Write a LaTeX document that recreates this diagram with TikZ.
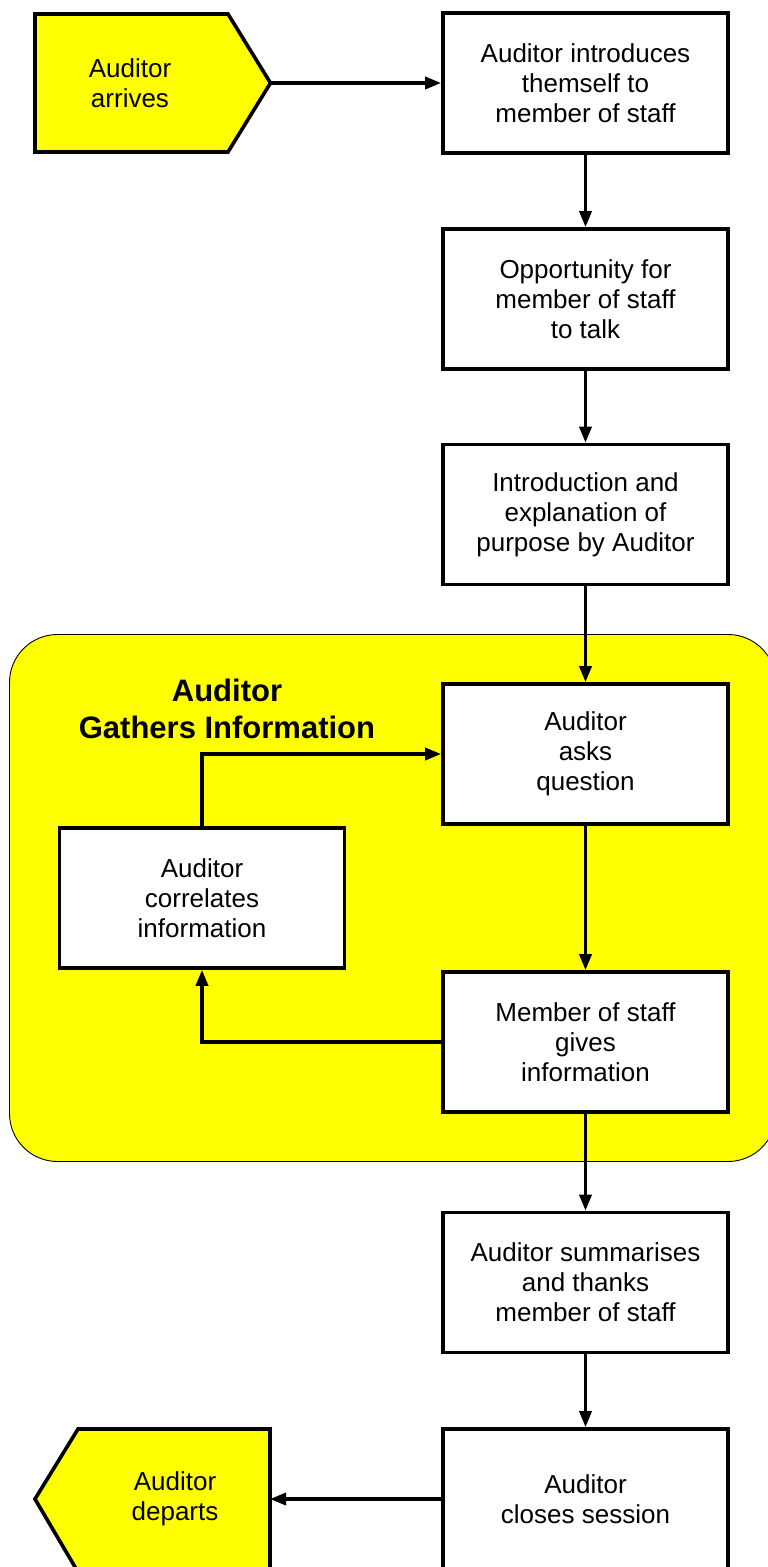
\documentclass[tikz,border=0pt]{standalone}
\usepackage{fontspec}
\setmainfont{Liberation Sans}
\usetikzlibrary{arrows.meta}
\definecolor{flagyellow}{RGB}{255,255,0}
\tikzset{
  stepbox/.style={draw=black, line width=3.6pt, fill=white, minimum width=285pt, minimum height=140pt,
    align=center, inner sep=0pt, font=\fontsize{26}{30}\selectfont},
  flag/.style={draw=black, line width=3.6pt, fill=flagyellow, line join=miter},
  flagtext/.style={align=center, inner sep=0pt, font=\fontsize{26}{30}\selectfont},
  conn/.style={line width=3.4pt, -{Triangle[length=16pt,width=12pt]}},
  grouparea/.style={draw=black, line width=0.9pt, fill=flagyellow, rounded corners=48pt,
    minimum width=766.5pt, minimum height=527pt, inner sep=0pt},
  grouptitle/.style={align=center, inner sep=0pt, font=\fontsize{31}{37}\selectfont\bfseries}
}
\begin{document}
\begin{tikzpicture}[x=1pt,y=-1pt]
\useasboundingbox (0,0) rectangle (768,1567);
\fill[white] (0,0) rectangle (768,1567);

% group area
\node[grouparea] (grp) at (392.75,898) {};
\node[grouptitle] (title) at (227,708.5) {Auditor\\Gathers Information};

% start flag
\draw[flag] (35,14) -- (228,14) -- (270.5,83) -- (228,152) -- (35,152) -- cycle;
\coordinate (arrtip) at (270.5,83);
\node[flagtext] (arrives) at (130,83) {Auditor\\arrives};

% end flag
\draw[flag] (78,1429) -- (270,1429) -- (270,1572) -- (78,1572) -- (35,1499) -- cycle;
\coordinate (depR) at (270,1499);
\node[flagtext] (departs) at (175,1499) {Auditor\\departs};

% boxes
\node[stepbox] (b1) at (585.5,83) {Auditor introduces\\themself to\\member of staff};
\node[stepbox] (b2) at (585.5,299) {Opportunity for\\member of staff\\to talk};
\node[stepbox] (b3) at (585.5,514.5) {Introduction and\\explanation of\\purpose by Auditor};
\node[stepbox] (b4) at (585.5,754) {Auditor\\asks\\question};
\node[stepbox] (b5) at (202,898) {Auditor\\correlates\\information};
\node[stepbox] (b6) at (585.5,1042) {Member of staff\\gives\\information};
\node[stepbox] (b7) at (585.5,1282.5) {Auditor summarises\\and thanks\\member of staff};
\node[stepbox] (b8) at (585.5,1499) {Auditor\\closes session};

% connectors
\draw[conn] (arrtip) -- (b1.west);
\draw[conn] (b1.south) -- (b2.north);
\draw[conn] (b2.south) -- (b3.north);
\draw[conn] (b3.south) -- (b4.north);
\draw[conn] (b4.south) -- (b6.north);
\draw[conn] (b6.west) -| (b5.south);
\draw[conn] (b5.north) |- (b4.west);
\draw[conn] (b6.south) -- (b7.north);
\draw[conn] (b7.south) -- (b8.north);
\draw[conn] (b8.west) -- (depR);
\end{tikzpicture}
\end{document}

══════════

Short exercise: Produce an exact copy of each line of data, skipping embedded images.

Exercise response:
Write a LaTeX document that recreates this diagram with TikZ.
\documentclass[tikz,border=0pt]{standalone}
\usepackage{fontspec}
\setmainfont{Liberation Sans}
\usetikzlibrary{arrows.meta}
\definecolor{flagyellow}{RGB}{255,255,0}
\tikzset{
  stepbox/.style={draw=black, line width=3.6pt, fill=white, minimum width=285pt, minimum height=140pt,
    align=center, inner sep=0pt, font=\fontsize{26}{30}\selectfont},
  flag/.style={draw=black, line width=3.6pt, fill=flagyellow, line join=miter},
  flagtext/.style={align=center, inner sep=0pt, font=\fontsize{26}{30}\selectfont},
  conn/.style={line width=3.4pt, -{Triangle[length=16pt,width=12pt]}},
  grouparea/.style={draw=black, line width=0.9pt, fill=flagyellow, rounded corners=48pt,
    minimum width=766.5pt, minimum height=527pt, inner sep=0pt},
  grouptitle/.style={align=center, inner sep=0pt, font=\fontsize{31}{37}\selectfont\bfseries}
}
\begin{document}
\begin{tikzpicture}[x=1pt,y=-1pt]
\useasboundingbox (0,0) rectangle (768,1567);
\fill[white] (0,0) rectangle (768,1567);

% group area
\node[grouparea] (grp) at (392.75,898) {};
\node[grouptitle] (title) at (227,708.5) {Auditor\\Gathers Information};

% start flag
\draw[flag] (35,14) -- (228,14) -- (270.5,83) -- (228,152) -- (35,152) -- cycle;
\coordinate (arrtip) at (270.5,83);
\node[flagtext] (arrives) at (130,83) {Auditor\\arrives};

% end flag
\draw[flag] (78,1429) -- (270,1429) -- (270,1572) -- (78,1572) -- (35,1499) -- cycle;
\coordinate (depR) at (270,1499);
\node[flagtext] (departs) at (175,1499) {Auditor\\departs};

% boxes
\node[stepbox] (b1) at (585.5,83) {Auditor introduces\\themself to\\member of staff};
\node[stepbox] (b2) at (585.5,299) {Opportunity for\\member of staff\\to talk};
\node[stepbox] (b3) at (585.5,514.5) {Introduction and\\explanation of\\purpose by Auditor};
\node[stepbox] (b4) at (585.5,754) {Auditor\\asks\\question};
\node[stepbox] (b5) at (202,898) {Auditor\\correlates\\information};
\node[stepbox] (b6) at (585.5,1042) {Member of staff\\gives\\information};
\node[stepbox] (b7) at (585.5,1282.5) {Auditor summarises\\and thanks\\member of staff};
\node[stepbox] (b8) at (585.5,1499) {Auditor\\closes session};

% connectors
\draw[conn] (arrtip) -- (b1.west);
\draw[conn] (b1.south) -- (b2.north);
\draw[conn] (b2.south) -- (b3.north);
\draw[conn] (b3.south) -- (b4.north);
\draw[conn] (b4.south) -- (b6.north);
\draw[conn] (b6.west) -| (b5.south);
\draw[conn] (b5.north) |- (b4.west);
\draw[conn] (b6.south) -- (b7.north);
\draw[conn] (b7.south) -- (b8.north);
\draw[conn] (b8.west) -- (depR);
\end{tikzpicture}
\end{document}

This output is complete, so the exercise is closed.